Chapter 1: Comfort Zones
Comfort zones are almost entirely illusion. They do not provide us with reliable means to assess actual danger. They are based upon unexamined, uncritical, and most often unconscious perceptions of the limits of safety. Our comfort zones dictate a wide array of behaviors…
The greatest irony of comfort zones is that fulfilled people, the people most content with their lives, are those who regularly step outside their comfort zones. Challenging comfort zones is a learned behavior. It is also one of the most universal traits of all successful people: To somehow relish the rush of throwing a toe over the line to see what happens. Successful, fulfilled people, people who are living their dreams, have learned to discipline themselves to carefully considered forays outside their comfort zones on a regular basis. This concept is so self-evidently true that it is hardly worth the time to defend it. All growth, progress and positive change depends on pushing the current boundaries of comfort and doing things better, differently, or more.
Dr. Viktor Frankl was interred in the Auschwitz concentration camp during the Second World War.
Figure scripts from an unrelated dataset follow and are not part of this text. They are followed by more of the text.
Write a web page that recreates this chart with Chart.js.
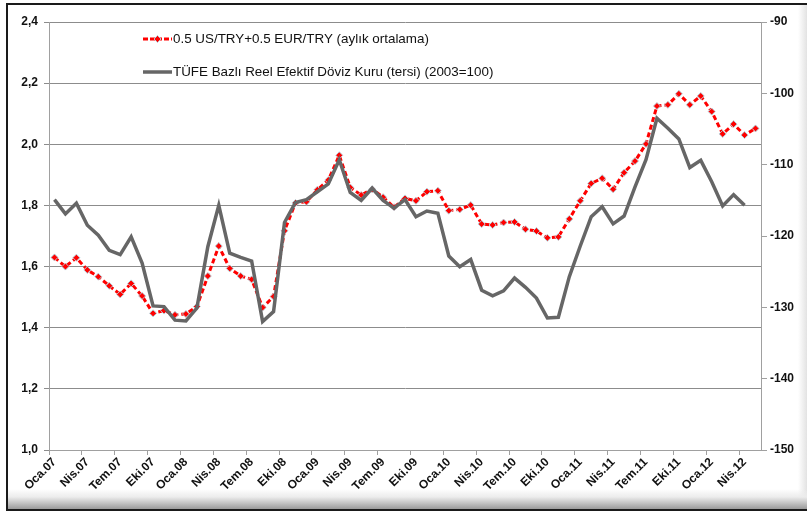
<!DOCTYPE html>
<html>
<head>
<meta charset="utf-8">
<script src="https://cdn.jsdelivr.net/npm/chart.js@4.4.1/dist/chart.umd.min.js"></script>
<style>
  html, body { margin: 0; padding: 0; background: #fff; }
  #wrap { position: relative; width: 807px; height: 512px; overflow: hidden; background: #fff; }
  #frame {
    position: absolute; left: 6px; top: 3px; width: 805px; height: 504px;
    border-top: 2px solid #1a1a1a; border-left: 2px solid #1a1a1a; border-bottom: 2px solid #1a1a1a;
    background:
      linear-gradient(to bottom, rgba(255,255,255,0) 0px, rgba(255,255,255,0) 484px, #ececec 492px, #9a9a9a 504px),
      linear-gradient(to right, rgba(255,255,255,0) 0px, rgba(255,255,255,0) 790px, #e6e6e6 798px, #c8c8c8 805px);
  }
  #c { position: absolute; left: 0; top: 0; }
</style>
</head>
<body>
<div id="wrap">
  <div id="frame"></div>
  <canvas id="c" width="807" height="512"></canvas>
</div>
<script>
// ---- DATA ----
const monthNames = ["Oca","Şub","Mar","Nis","May","Haz","Tem","Ağu","Eyl","Eki","Kas","Ara"];
const years = ["07","08","09","10","11","12"];
const categories = [];
for (const y of years) for (const m of monthNames) categories.push(m + "." + y);
categories.length = 65; // Oca.07 .. May.12

const seriesNames = [
  "0.5 US/TRY+0.5 EUR/TRY (aylık ortalama)",
  "TÜFE Bazlı Reel Efektif Döviz Kuru (tersi) (2003=100)"
];

const basketValues = [
  1.630, 1.600, 1.629, 1.589, 1.567, 1.537, 1.509, 1.545, 1.504, 1.447, 1.456, 1.442,
  1.445, 1.469, 1.569, 1.667, 1.594, 1.569, 1.558, 1.466, 1.502, 1.717, 1.808, 1.812,
  1.851, 1.883, 1.964, 1.859, 1.834, 1.853, 1.827, 1.794, 1.823, 1.815, 1.845, 1.848,
  1.783, 1.787, 1.801, 1.739, 1.736, 1.744, 1.746, 1.722, 1.716, 1.694, 1.697, 1.756,
  1.815, 1.872, 1.889, 1.853, 1.907, 1.945, 2.001, 2.125, 2.129, 2.165, 2.129, 2.158,
  2.107, 2.034, 2.066, 2.030, 2.052
];

const reerInverseValues = [
  -114.9, -116.9, -115.4, -118.5, -119.9, -122.0, -122.6, -120.1, -123.8, -129.8, -129.9, -131.8,
  -131.9, -130.1, -121.5, -115.7, -122.4, -123.0, -123.5, -132.0, -130.6, -118.1, -115.3, -114.9,
  -113.8, -112.7, -109.3, -113.9, -115.0, -113.3, -115.0, -116.1, -114.9, -117.3, -116.5, -116.8,
  -122.8, -124.3, -123.3, -127.6, -128.4, -127.7, -125.9, -127.2, -128.7, -131.5, -131.4, -125.7,
  -121.4, -117.3, -115.9, -118.3, -117.2, -113.1, -109.3, -103.5, -104.9, -106.4, -110.4, -109.4,
  -112.4, -115.8, -114.2, -115.7
];

const leftTicks = { min: 1.0, max: 2.4, step: 0.2 };
const rightTicks = { min: -150, max: -90, step: 10 };
const labelEvery = 3;

// ---- STYLE ----
const RED = "#ff0000";
const GRAY = "#666666";
const FONT = "'Liberation Sans', Arial, sans-serif";

const legendPlugin = {
  id: "insideLegend",
  afterDraw(chart) {
    const ctx = chart.ctx;
    ctx.save();
    ctx.font = "13.4px " + FONT;
    ctx.fillStyle = "#111";
    ctx.textBaseline = "middle";
    // red item
    let y = 39;
    ctx.strokeStyle = RED; ctx.lineWidth = 3; ctx.setLineDash([5, 2]);
    ctx.beginPath(); ctx.moveTo(143, y); ctx.lineTo(172, y); ctx.stroke();
    ctx.setLineDash([]);
    ctx.fillStyle = RED; ctx.strokeStyle = "rgba(175,215,225,0.9)"; ctx.lineWidth = 1;
    ctx.beginPath(); ctx.moveTo(157.5, y - 3.5); ctx.lineTo(161, y); ctx.lineTo(157.5, y + 3.5); ctx.lineTo(154, y); ctx.closePath();
    ctx.fill(); ctx.stroke();
    ctx.fillStyle = "#111";
    ctx.fillText(chart.data.datasets[0].label, 173, y);
    // gray item
    y = 72;
    ctx.strokeStyle = GRAY; ctx.lineWidth = 3.5;
    ctx.beginPath(); ctx.moveTo(143, y); ctx.lineTo(172, y); ctx.stroke();
    ctx.fillText(chart.data.datasets[1].label, 173, y);
    ctx.restore();
  }
};

new Chart(document.getElementById("c"), {
  type: "line",
  data: {
    labels: categories,
    datasets: [
      {
        label: seriesNames[0],
        data: basketValues,
        yAxisID: "yL",
        borderColor: RED,
        borderWidth: 3,
        borderDash: [5, 3],
        backgroundColor: RED,
        pointStyle: "rectRot",
        pointRadius: 3.5,
        pointBorderColor: "rgba(175,215,225,0.9)",
        pointBorderWidth: 1,
        pointBackgroundColor: RED,
        tension: 0,
        order: 2
      },
      {
        label: seriesNames[1],
        data: reerInverseValues,
        yAxisID: "yR",
        borderColor: GRAY,
        borderWidth: 3.5,
        pointRadius: 0,
        tension: 0,
        order: 1
      }
    ]
  },
  options: {
    responsive: false,
    animation: false,
    devicePixelRatio: 1,
    layout: { padding: { left: 8, right: 0, top: 22, bottom: 0 } },
    plugins: { legend: { display: false }, tooltip: { enabled: false } },
    scales: {
      x: {
        type: "category",
        offset: true,
        grid: {
          offset: true,
          drawOnChartArea: false,
          drawTicks: true,
          tickLength: 5,
          color: (c) => (c.index % labelEvery === 0 ? "#a0a0a0" : "rgba(0,0,0,0)")
        },
        border: { display: true, color: "#a0a0a0", width: 1 },
        ticks: {
          autoSkip: false,
          minRotation: 45,
          maxRotation: 45,
          padding: 0,
          color: "#111",
          font: { family: FONT, size: 12, weight: "bold" },
          callback: function (v, i) { return i % labelEvery === 0 ? categories[i] : ""; }
        },
        afterFit: (s) => { s.height = 62; }
      },
      yL: {
        position: "left",
        min: leftTicks.min,
        max: leftTicks.max,
        ticks: {
          stepSize: leftTicks.step,
          color: "#111",
          padding: 6,
          font: { family: FONT, size: 12, weight: "bold" },
          callback: (v) => v.toFixed(1).replace(".", ",")
        },
        grid: { color: "#8c8c8c", tickLength: 5, lineWidth: 1 },
        border: { display: true, color: "#a0a0a0", width: 1 },
        afterFit: (s) => { s.width = 41; }
      },
      yR: {
        position: "right",
        min: rightTicks.min,
        max: rightTicks.max,
        ticks: {
          stepSize: rightTicks.step,
          color: "#111",
          padding: 3,
          font: { family: FONT, size: 12, weight: "bold" },
          callback: (v) => String(v)
        },
        grid: { drawOnChartArea: false, color: "#a0a0a0", tickLength: 6 },
        border: { display: true, color: "#a0a0a0", width: 1 },
        afterFit: (s) => { s.width = 46; }
      }
    }
  },
  plugins: [legendPlugin]
});
</script>
</body>
</html>
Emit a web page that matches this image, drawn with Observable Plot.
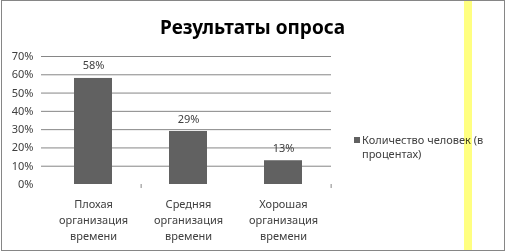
<!DOCTYPE html>
<html>
<head>
<meta charset="utf-8">
<script src="https://cdn.jsdelivr.net/npm/d3@7"></script>
<script src="https://cdn.jsdelivr.net/npm/@observablehq/plot@0.6"></script>
<style>
  html, body { margin: 0; padding: 0; background: #fff; }
  #wrap { position: relative; width: 505px; height: 251px; overflow: hidden; font-family: "Noto Sans", sans-serif; background: #fff; }
  #wrap svg { position: absolute; left: 0; top: 0; }
  #border { position: absolute; left: 1px; top: 0px; width: 502px; height: 249px; border: 1px solid #868686; box-sizing: content-box; }
  #band { position: absolute; left: 464px; top: 0; width: 8px; height: 251px; background: #ffff80; mix-blend-mode: multiply; }
  #title { position: absolute; left: 0; width: 505px; text-align: center; top: 13px; font-size: 19px; font-weight: bold; color: #000; line-height: 28px; }
  #legend { position: absolute; left: 354px; top: 132px; font-size: 11px; color: #404040; line-height: 14px; }
  #legend .sw { position: absolute; left: 0; top: 5px; width: 6px; height: 6px; background: #616161; }
  #legend .tx { position: absolute; left: 8px; top: 1px; white-space: nowrap; }
</style>
</head>
<body>
<div id="wrap">
  <div id="title"></div>
  <div id="legend"><div class="sw"></div><div class="tx"></div></div>
</div>
<script>
const title = "Результаты опроса";
const seriesName = "Количество человек (в\nпроцентах)";
const categories = ["Плохая\nорганизация\nвремени", "Средняя\nорганизация\nвремени", "Хорошая\nорганизация\nвремени"];
const values = [0.58, 0.29, 0.13];
const yTicks = [0, 0.1, 0.2, 0.3, 0.4, 0.5, 0.6, 0.7];
const boundaryTicks = [categories[0], categories[2]];

const data = categories.map((c, i) => ({cat: c, value: values[i]}));

document.getElementById("title").textContent = title;
document.querySelector("#legend .tx").innerHTML = seriesName.split("\n").join("<br>");

const pct = d3.format(".0%");

const chart = Plot.plot({
  width: 505,
  height: 251,
  marginLeft: 41,
  marginRight: 174,
  marginTop: 56,
  marginBottom: 67,
  style: {fontFamily: "Noto Sans, sans-serif", fontSize: "11px", color: "#404040", background: "transparent"},
  x: {domain: categories, range: [45.4, 331], paddingInner: 0.6, paddingOuter: 0.3, axis: null},
  y: {domain: [0, 0.7], ticks: yTicks, tickFormat: pct, label: null},
  marks: [
    Plot.gridY(yTicks.slice(1), {stroke: "#868686", strokeOpacity: 1, strokeWidth: 1}),
    Plot.axisY(yTicks, {tickFormat: pct, tickSize: 0, tickPadding: 8, fill: "#404040", fontSize: 11, label: null}),
    Plot.barY(data, {x: "cat", y: "value", fill: "#616161"}),
    Plot.ruleY([0], {stroke: "#868686", x1: null}),
    Plot.ruleX(boundaryTicks, {x: d => d, dx: 95.25 / 2, y1: 0, y2: -0.022, stroke: "#868686"}),
    Plot.text(data, {x: "cat", y: "value", text: d => pct(d.value), dy: -12.5, fill: "#404040", fontSize: 11}),
    Plot.text(data, {x: "cat", y: 0, text: "cat", dy: 12, lineAnchor: "top", lineHeight: 1.45, fill: "#404040", fontSize: 11})
  ]
});

const wrap = document.getElementById("wrap");
wrap.insertBefore(chart, wrap.firstChild);
const band = document.createElement("div"); band.id = "band"; wrap.appendChild(band);
const border = document.createElement("div"); border.id = "border"; wrap.appendChild(border);
</script>
</body>
</html>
His book, Man’s Search for Meaning, which grew from his experiences and observations there, is a classic contribution to the psychological literature of the last century. His therapeutic theory, called “Logotherapy” focuses on the human need for meaning in life as a fundamental requirement for mental health. He writes,
“Thus, it can be seen that mental health is based on a certain degree of tension, the tension between what one has already achieved and what one still ought to accomplish.Such tension is inherent in the human being and therefore is indispensable to mental well- being.”
“I consider it a dangerous misconception of mental hygiene to assume that what man needs in the first place is equilibrium or as it is called in biology, ‘homeostasis,’ i.e. a tensionless state.”
History shall regard the socioeconomic ease with which so many in our culture have been able to establish and maintain their comfort zones as one of the greatest tragedies of our time.